Smart Tv is an “intelligent TV,” that can be connected to the Internet to allow users to access streaming video services (such as Netflix or Hulu), other online media or entertainment, such as music, on-demand video, and web browsers. Many Smart TVs have their own App Stores, making them more similar to large-screen computers than traditional displays.
The Pros and Cons
Smart TVs uses data which can be used for a wide range of useful features (including measurement, recommendations, and interactivity features such as song recognition), it can also be used for personalized advertising in potentially unexpected or intrusive ways.

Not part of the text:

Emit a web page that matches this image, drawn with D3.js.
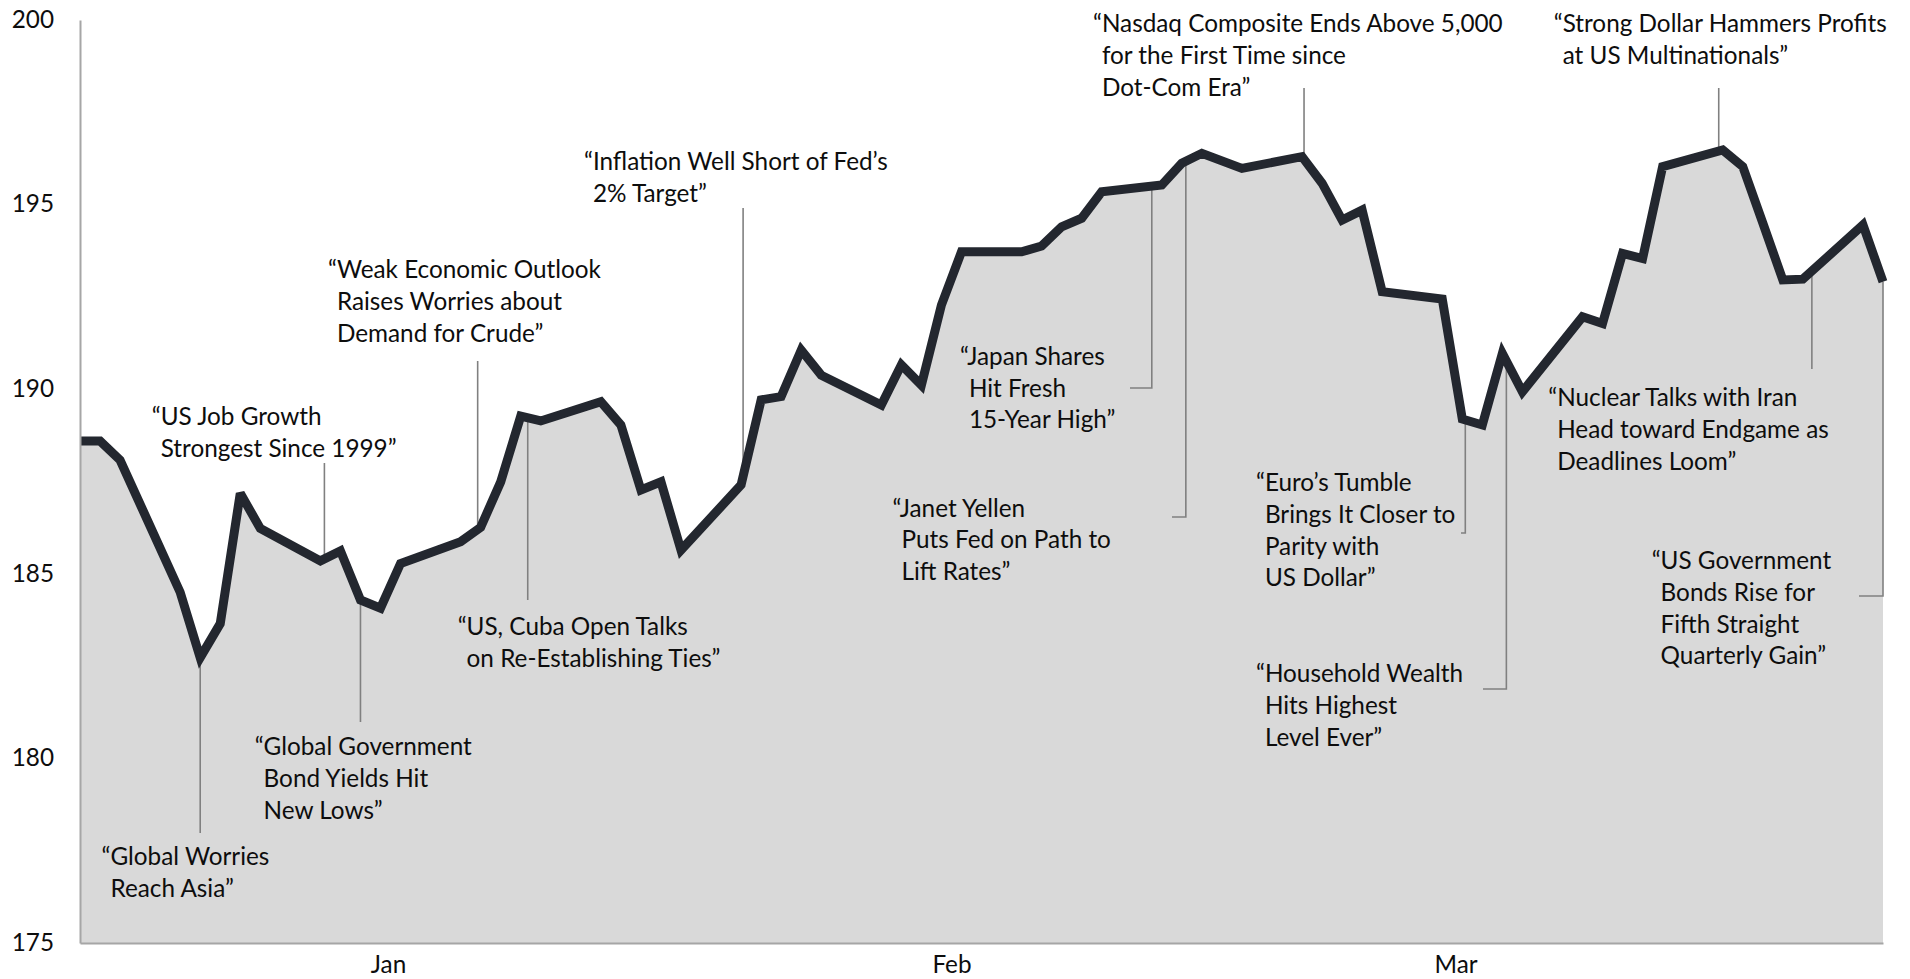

However, millions of smart TVs from Samsung, for example, has been found to be vulnerable to cyber attacks, allowing intruders to take control and remotely change channels and volume settings, among other things. In the midst of this ongoing explosion in “intelligent” consumer electronics, people continue to see the concern about these TVs
Vulnerabilities were discovered not only in Samsung televisions but also in other brands according to some consumers report. Further, the affected televisions and devices collect a wide range of personal data, Consumer Reports noted, and users who choose to limit their data collection would risk limiting the functionality of their TV.
The report is based on a wide-ranging security and privacy review of major brands, including Vizio, LG, and Sony.
The industry for Smart TVs and Smart TV data, much like the broader “Internet of Things” ecosystem, is just beginning to exist. In the absence of baseline privacy legislation that would provide minimum standards for commercial collection and use of personal information, there is little consensus or consistency between different TV manufacturers about the appropriate ways to collect and use data. Smart TVs promise a range of benefits and interactive features but are also collecting data for advertising and commercial purposes that might surprise many Smart TV users.
As more consumers start to use Smart TVs as a central hub for connected home devices, good security is also critical. Ironically, strong security practices can make it more difficult for independent researchers to evaluate privacy features.